**DATA SHOWN:**

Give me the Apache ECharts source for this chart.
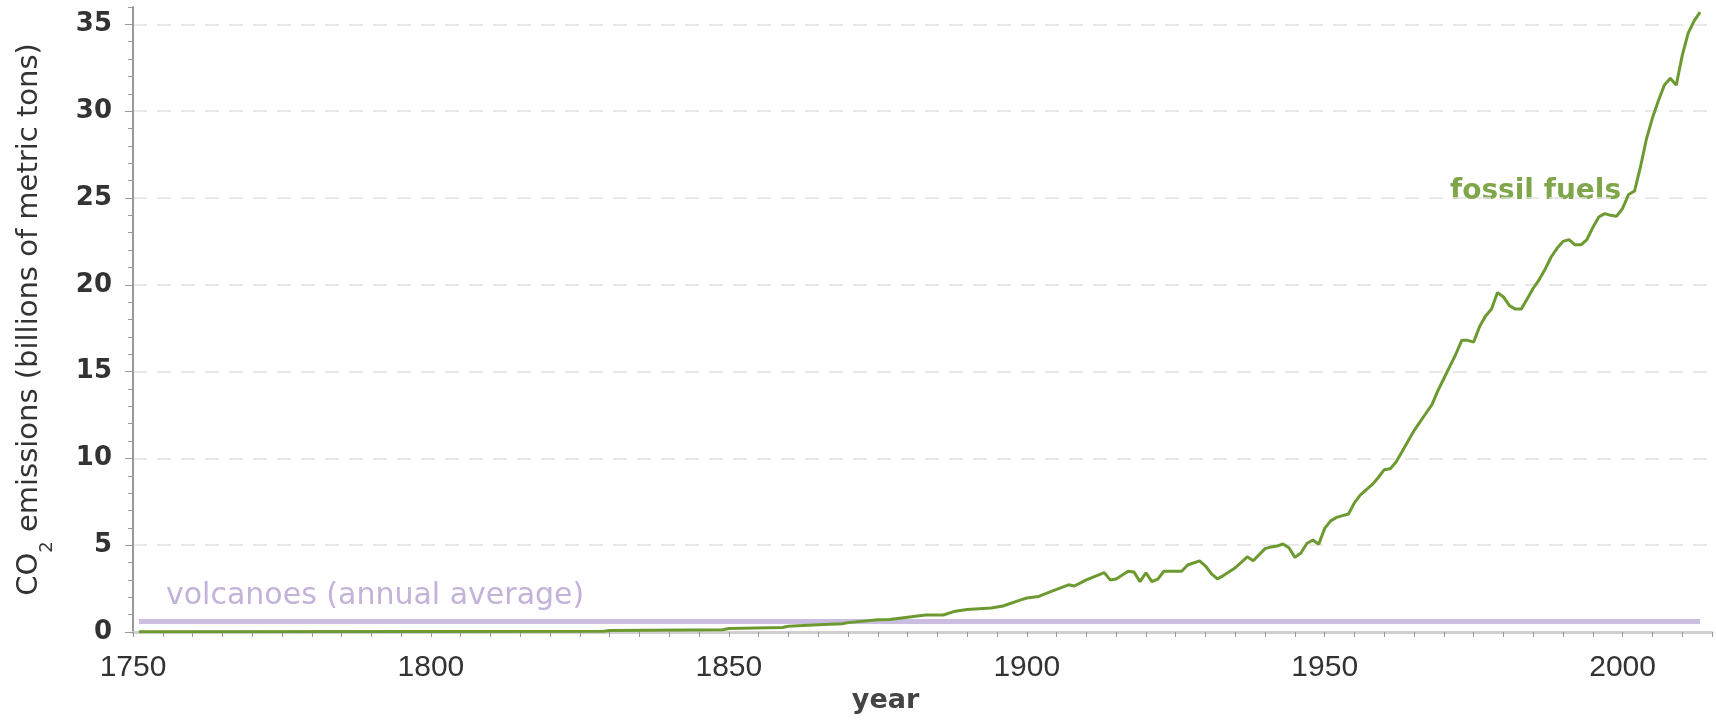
<!DOCTYPE html>
<html><head><meta charset="utf-8">
<script src="https://cdn.jsdelivr.net/npm/echarts@6/dist/echarts.min.js"></script>
<style>html,body{margin:0;padding:0;background:#fff}#c{width:1716px;height:721px}</style>
</head><body><div id="c"></div>
<script>
// fossil fuel CO2 emissions, billions of metric tons
const years = [1751,1800,1829,1830,1849,1850,1859,1860,1865,1869,1870,1875,1877,1880,1883,1886,1888,1890,1894,1896,1899,
1900,1902,1905,1907,1908,1910,1913,1914,1915,1917,1918,1919,1920,1921,1922,1923,1926,1927,1929,1930,1931,1932,1933,1935,1937,1938,
1940,1941,1942,1943,1944,1945,1946,1947,1948,1949,1950,1951,1952,1953,1954,1955,1956,1957,1958,1959,1960,1961,1962,1963,1964,1965,
1966,1967,1968,1969,1970,1971,1972,1973,1974,1975,1976,1977,1978,1979,1980,1981,1982,1983,1984,1985,1986,1987,1988,1989,1990,1991,
1992,1993,1994,1995,1996,1997,1998,1999,2000,2001,2002,2003,2004,2005,2006,2007,2008,2009,2010,2011,2012,2013];
const fossil = [0.01,0.03,0.04,0.09,0.13,0.20,0.26,0.33,0.42,0.48,0.54,0.70,0.72,0.85,0.98,0.98,1.20,1.30,1.38,1.50,1.85,
1.96,2.05,2.45,2.72,2.65,3.00,3.42,3.00,3.05,3.50,3.45,2.90,3.40,2.90,3.05,3.50,3.50,3.86,4.10,3.80,3.35,3.06,3.25,3.70,4.33,4.10,
4.80,4.90,4.95,5.07,4.85,4.30,4.55,5.10,5.30,5.05,5.97,6.40,6.60,6.70,6.80,7.45,7.90,8.20,8.50,8.90,9.35,9.40,9.80,10.40,11.00,11.60,
12.10,12.60,13.10,13.90,14.60,15.30,16.00,16.80,16.80,16.70,17.60,18.20,18.60,19.55,19.30,18.80,18.60,18.60,19.20,19.80,20.30,20.90,21.60,22.10,22.50,22.60,
22.30,22.30,22.60,23.30,23.90,24.10,24.00,23.95,24.40,25.20,25.40,26.80,28.40,29.60,30.60,31.50,31.90,31.50,33.20,34.50,35.20,35.70];
const volcanoYears = [1751, 2013];
const volcanoValue = [0.6, 0.6];
const xTickLabels = [1750,1800,1850,1900,1950,2000];
const yTickLabels = [0,5,10,15,20,25,30,35];

const fossilData = years.map((y,i)=>[y,fossil[i]]);
const volcanoData = volcanoYears.map((y,i)=>[y,volcanoValue[i]]);

const chart = echarts.init(document.getElementById('c'));
chart.setOption({
  animation:false,
  grid:{left:133,right:4,top:7,bottom:89,containLabel:false},
  xAxis:{type:'value',min:1750,max:2015,interval:5,
    name:'year',nameLocation:'middle',nameGap:54,
    nameTextStyle:{fontFamily:'DejaVu Sans',fontWeight:'bold',fontSize:27,color:'#444',padding:[0,74,0,0]},
    axisLine:{show:true,lineStyle:{color:'#d0d0d0',width:3}},
    axisTick:{show:true,length:5,lineStyle:{color:'#999',width:1}},
    axisLabel:{fontFamily:'Liberation Sans',fontSize:30,color:'#333',margin:21,
      formatter:v=>xTickLabels.indexOf(v)>=0?String(v):''},
    splitLine:{show:false}},
  yAxis:[{type:'value',min:0,max:36,interval:5,
    name:'{n|CO}{s|2}{n| emissions (billions of metric tons)}',nameLocation:'middle',nameGap:89,nameRotate:90,
    nameTextStyle:{rich:{n:{fontFamily:'DejaVu Sans',fontSize:29,color:'#333'},
      s:{fontFamily:'DejaVu Sans',fontSize:18,color:'#333',verticalAlign:'bottom',padding:[0,0,-12,0]}}},
    axisLine:{show:true,lineStyle:{color:'#999',width:2}},
    axisTick:{show:true,length:8,lineStyle:{color:'#999'}},
    axisLabel:{fontFamily:'DejaVu Sans',fontWeight:'bold',fontSize:26,color:'#333',margin:21,showMaxLabel:false,
      formatter:v=>yTickLabels.indexOf(v)>=0?String(v):''},
    splitLine:{show:true,showMaxLine:false,lineStyle:{color:'#e2e2e2',type:[14,10],width:1.5}}},
   {type:'value',min:0,max:36,interval:1,position:'left',
    axisLine:{show:false},axisTick:{show:true,length:5,lineStyle:{color:'#999'}},
    axisLabel:{show:false},splitLine:{show:false}}],
  series:[
    {type:'line',data:volcanoData,showSymbol:false,lineStyle:{color:'#cbbde0',width:5},z:2},
    {type:'line',data:fossilData,showSymbol:false,lineStyle:{color:'#6c9a30',width:3},z:3}
  ],
  graphic:[
    {type:'text',left:1450,top:178,style:{text:'fossil fuels',fontFamily:'DejaVu Sans',fontWeight:'bold',fontSize:28,fill:'#80a64c'}},
    {type:'text',left:166,top:581,style:{text:'volcanoes (annual average)',fontFamily:'DejaVu Sans',fontSize:30,fill:'#c3b3d9'}}
  ]
});
</script></body></html>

**EXERCISE REQUIREMENTS:** Working from the material above, transcribe it exactly while omitting pictures.

**SOLUTION TO THE EXERCISE:**
Give me the Apache ECharts source for this chart.
<!DOCTYPE html>
<html><head><meta charset="utf-8">
<script src="https://cdn.jsdelivr.net/npm/echarts@6/dist/echarts.min.js"></script>
<style>html,body{margin:0;padding:0;background:#fff}#c{width:1716px;height:721px}</style>
</head><body><div id="c"></div>
<script>
// fossil fuel CO2 emissions, billions of metric tons
const years = [1751,1800,1829,1830,1849,1850,1859,1860,1865,1869,1870,1875,1877,1880,1883,1886,1888,1890,1894,1896,1899,
1900,1902,1905,1907,1908,1910,1913,1914,1915,1917,1918,1919,1920,1921,1922,1923,1926,1927,1929,1930,1931,1932,1933,1935,1937,1938,
1940,1941,1942,1943,1944,1945,1946,1947,1948,1949,1950,1951,1952,1953,1954,1955,1956,1957,1958,1959,1960,1961,1962,1963,1964,1965,
1966,1967,1968,1969,1970,1971,1972,1973,1974,1975,1976,1977,1978,1979,1980,1981,1982,1983,1984,1985,1986,1987,1988,1989,1990,1991,
1992,1993,1994,1995,1996,1997,1998,1999,2000,2001,2002,2003,2004,2005,2006,2007,2008,2009,2010,2011,2012,2013];
const fossil = [0.01,0.03,0.04,0.09,0.13,0.20,0.26,0.33,0.42,0.48,0.54,0.70,0.72,0.85,0.98,0.98,1.20,1.30,1.38,1.50,1.85,
1.96,2.05,2.45,2.72,2.65,3.00,3.42,3.00,3.05,3.50,3.45,2.90,3.40,2.90,3.05,3.50,3.50,3.86,4.10,3.80,3.35,3.06,3.25,3.70,4.33,4.10,
4.80,4.90,4.95,5.07,4.85,4.30,4.55,5.10,5.30,5.05,5.97,6.40,6.60,6.70,6.80,7.45,7.90,8.20,8.50,8.90,9.35,9.40,9.80,10.40,11.00,11.60,
12.10,12.60,13.10,13.90,14.60,15.30,16.00,16.80,16.80,16.70,17.60,18.20,18.60,19.55,19.30,18.80,18.60,18.60,19.20,19.80,20.30,20.90,21.60,22.10,22.50,22.60,
22.30,22.30,22.60,23.30,23.90,24.10,24.00,23.95,24.40,25.20,25.40,26.80,28.40,29.60,30.60,31.50,31.90,31.50,33.20,34.50,35.20,35.70];
const volcanoYears = [1751, 2013];
const volcanoValue = [0.6, 0.6];
const xTickLabels = [1750,1800,1850,1900,1950,2000];
const yTickLabels = [0,5,10,15,20,25,30,35];

const fossilData = years.map((y,i)=>[y,fossil[i]]);
const volcanoData = volcanoYears.map((y,i)=>[y,volcanoValue[i]]);

const chart = echarts.init(document.getElementById('c'));
chart.setOption({
  animation:false,
  grid:{left:133,right:4,top:7,bottom:89,containLabel:false},
  xAxis:{type:'value',min:1750,max:2015,interval:5,
    name:'year',nameLocation:'middle',nameGap:54,
    nameTextStyle:{fontFamily:'DejaVu Sans',fontWeight:'bold',fontSize:27,color:'#444',padding:[0,74,0,0]},
    axisLine:{show:true,lineStyle:{color:'#d0d0d0',width:3}},
    axisTick:{show:true,length:5,lineStyle:{color:'#999',width:1}},
    axisLabel:{fontFamily:'Liberation Sans',fontSize:30,color:'#333',margin:21,
      formatter:v=>xTickLabels.indexOf(v)>=0?String(v):''},
    splitLine:{show:false}},
  yAxis:[{type:'value',min:0,max:36,interval:5,
    name:'{n|CO}{s|2}{n| emissions (billions of metric tons)}',nameLocation:'middle',nameGap:89,nameRotate:90,
    nameTextStyle:{rich:{n:{fontFamily:'DejaVu Sans',fontSize:29,color:'#333'},
      s:{fontFamily:'DejaVu Sans',fontSize:18,color:'#333',verticalAlign:'bottom',padding:[0,0,-12,0]}}},
    axisLine:{show:true,lineStyle:{color:'#999',width:2}},
    axisTick:{show:true,length:8,lineStyle:{color:'#999'}},
    axisLabel:{fontFamily:'DejaVu Sans',fontWeight:'bold',fontSize:26,color:'#333',margin:21,showMaxLabel:false,
      formatter:v=>yTickLabels.indexOf(v)>=0?String(v):''},
    splitLine:{show:true,showMaxLine:false,lineStyle:{color:'#e2e2e2',type:[14,10],width:1.5}}},
   {type:'value',min:0,max:36,interval:1,position:'left',
    axisLine:{show:false},axisTick:{show:true,length:5,lineStyle:{color:'#999'}},
    axisLabel:{show:false},splitLine:{show:false}}],
  series:[
    {type:'line',data:volcanoData,showSymbol:false,lineStyle:{color:'#cbbde0',width:5},z:2},
    {type:'line',data:fossilData,showSymbol:false,lineStyle:{color:'#6c9a30',width:3},z:3}
  ],
  graphic:[
    {type:'text',left:1450,top:178,style:{text:'fossil fuels',fontFamily:'DejaVu Sans',fontWeight:'bold',fontSize:28,fill:'#80a64c'}},
    {type:'text',left:166,top:581,style:{text:'volcanoes (annual average)',fontFamily:'DejaVu Sans',fontSize:30,fill:'#c3b3d9'}}
  ]
});
</script></body></html>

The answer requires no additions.